Piecewise mode is the conservative path. It relies on the generic vLLM split execution strategy, then applies ACL graph capture to the non-attention segments selected by the compilation path. On Ascend, this mode is currently the more widely supported option, but it is also the most sensitive to stream pressure because the number of captured graphs scales with model depth.

### Full graph mode

Full graph mode is the more performance-oriented path when the attention backend can support runtime parameter patching through `update_graph_params()`. On Ascend, full graph support is tied to those attention-specific update hooks, workspace caching, and replay ordering guarantees.

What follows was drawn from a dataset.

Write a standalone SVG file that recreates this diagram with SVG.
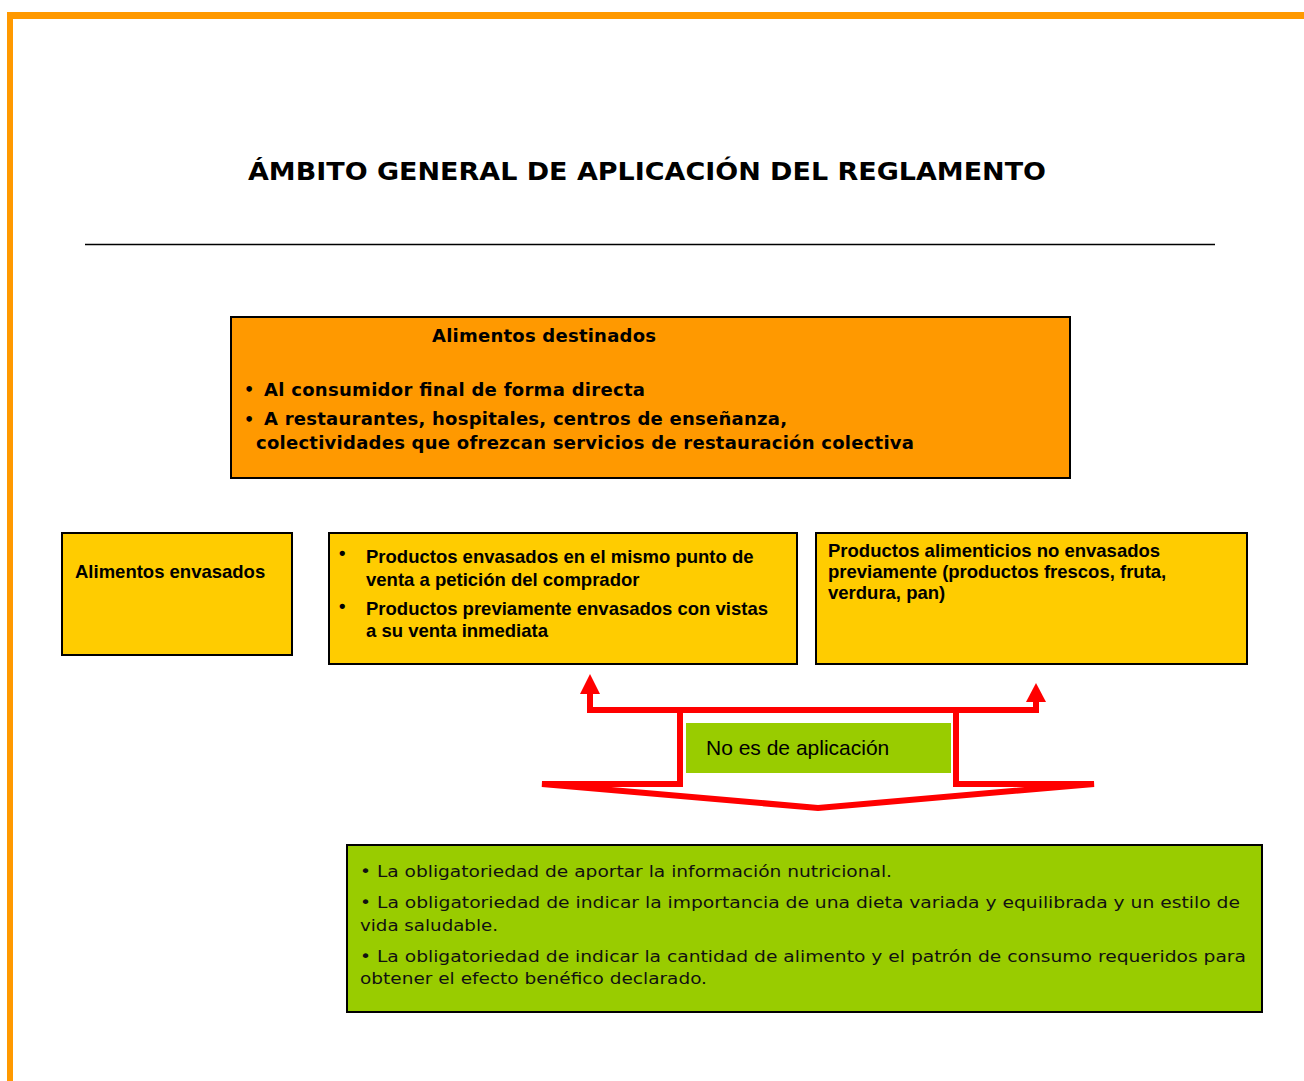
<svg xmlns="http://www.w3.org/2000/svg" width="1304" height="1081" viewBox="0 0 1304 1081">
<style>
.box{stroke:#000;stroke-width:2}
.orange{fill:#FF9900}
.yellow{fill:#FFCC00}
.green{fill:#99CC00}
.vb{font-family:"DejaVu Sans",Verdana,sans-serif;font-weight:bold;fill:#000}
.vr{font-family:"DejaVu Sans",Verdana,sans-serif;font-weight:normal;fill:#111;font-size:16.5px}
.ab{font-family:"Liberation Sans",Arial,sans-serif;font-weight:bold;fill:#000;font-size:18.5px}
.ar{font-family:"Liberation Sans",Arial,sans-serif;fill:#000;font-size:21px}
.red{fill:none;stroke:#FF0000;stroke-width:6;stroke-linejoin:miter}
</style>
<rect x="0" y="0" width="1304" height="1081" fill="#fff"/>
<g id="frame">
<rect x="7" y="12" width="1297" height="7" fill="#FF9900"/>
<rect x="7" y="12" width="6" height="1069" fill="#FF9900"/>
</g>
<g id="title">
<text class="vb" x="248" y="180" font-size="24" textLength="798" lengthAdjust="spacingAndGlyphs">ÁMBITO GENERAL DE APLICACIÓN DEL REGLAMENTO</text>
<line x1="85" y1="244.5" x2="1215" y2="244.5" stroke="#000" stroke-width="1.5"/>
</g>
<g id="alimentos-destinados">
<rect class="box orange" x="231" y="317" width="839" height="161"/>
<text class="vb" x="432" y="342" font-size="18" textLength="224">Alimentos destinados</text>
<text class="vb" x="244" y="395" font-size="16">•</text>
<text class="vb" x="264" y="396" font-size="18" textLength="381">Al consumidor final de forma directa</text>
<text class="vb" x="244" y="425" font-size="16">•</text>
<text class="vb" x="264" y="425" font-size="18" textLength="523">A restaurantes, hospitales, centros de enseñanza,</text>
<text class="vb" x="256" y="449" font-size="18" textLength="658">colectividades que ofrezcan servicios de restauración colectiva</text>
</g>
<g id="alimentos-envasados">
<rect class="box yellow" x="62" y="533" width="230" height="122"/>
<text class="ab" x="75" y="578">Alimentos envasados</text>
</g>
<g id="productos-envasados">
<rect class="box yellow" x="329" y="533" width="468" height="131"/>
<text class="ab" x="339" y="559" font-size="36">•</text>
<text class="ab" x="366" y="563">Productos envasados en el mismo punto de</text>
<text class="ab" x="366" y="586">venta a petición del comprador</text>
<text class="ab" x="339" y="612" font-size="36">•</text>
<text class="ab" x="366" y="615">Productos previamente envasados con vistas</text>
<text class="ab" x="366" y="637">a su venta inmediata</text>
</g>
<g id="productos-no-envasados">
<rect class="box yellow" x="816" y="533" width="431" height="131"/>
<text class="ab" x="828" y="557">Productos alimenticios no envasados</text>
<text class="ab" x="828" y="578">previamente (productos frescos, fruta,</text>
<text class="ab" x="828" y="599">verdura, pan)</text>
</g>
<g id="connectors">
<path class="red" d="M590 692 V710 H1036 V700"/>
<polygon points="580,694 590,674 600,694" fill="#FF0000"/>
<polygon points="1026,702 1036,683 1046,702" fill="#FF0000"/>
<path class="red" d="M680 710 V784 H542 L818 808 L1094 784 H956 V710"/>
</g>
<g id="no-aplicacion">
<rect class="green" x="686" y="723" width="265" height="50"/>
<text class="ar" x="706" y="755">No es de aplicación</text>
</g>
<g id="obligaciones">
<rect class="box green" x="347" y="845" width="915" height="167"/>
<text class="vr" x="360" y="877" textLength="532" lengthAdjust="spacingAndGlyphs">• La obligatoriedad de aportar la información nutricional.</text>
<text class="vr" x="360" y="908" textLength="880" lengthAdjust="spacingAndGlyphs">• La obligatoriedad de indicar la importancia de una dieta variada y equilibrada y un estilo de</text>
<text class="vr" x="360" y="931" textLength="138" lengthAdjust="spacingAndGlyphs">vida saludable.</text>
<text class="vr" x="360" y="962" textLength="886" lengthAdjust="spacingAndGlyphs">• La obligatoriedad de indicar la cantidad de alimento y el patrón de consumo requeridos para</text>
<text class="vr" x="360" y="984" textLength="347" lengthAdjust="spacingAndGlyphs">obtener el efecto benéfico declarado.</text>
</g>
</svg>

## Diagnostics and Operational Notes

- The simplest way to confirm that graph mode is active is to enable cudagraph metrics and keep log stats enabled. In CLI usage, use `--cudagraph-metrics` and do not pass `--disable-log-stats`. In Python usage, set `cudagraph_metrics=True` and `disable_log_stats=False`. Then inspect the emitted metrics and logs.
- Profiling can also confirm whether replay is happening, and developers can add temporary prints before replay when debugging locally, but those are secondary methods and are not expanded here.
- `update_aclgraph_sizes()` is the main implementation point for stream-budget-driven capture-size trimming.
- In debug mode, `ACLGraphWrapper` asserts that replay uses the same tensor addresses recorded during capture.
- `ASCEND_LAUNCH_BLOCKING=1` is incompatible with ACL graph enablement in the current implementation.
- For debugging inside graph execution, the repo also provides graph-aware print helpers in `vllm_ascend.utils`, but those are developer diagnostics rather than part of the execution design.

## Related Files

- `vllm_ascend/platform.py`, mode normalization, platform hooks, and static graph wrapper selection.
- `vllm_ascend/compilation/acl_graph.py`, ACL graph wrapper, capture and replay cache, graph parameter containers, and full graph update dispatch.
- `vllm_ascend/utils.py`, capture size adjustment through `update_aclgraph_sizes()`.
- `vllm_ascend/attention/attention_v1.py`, full graph attention parameter capture and update logic.
- `vllm_ascend/attention/mla_v1.py`, MLA (Multi-Head Latent Attention) specific full graph parameter capture and update logic.
- `vllm_ascend/attention/context_parallel/attention_cp.py`, context parallel attention update path.
- `vllm_ascend/attention/context_parallel/mla_cp.py`, context parallel MLA update path.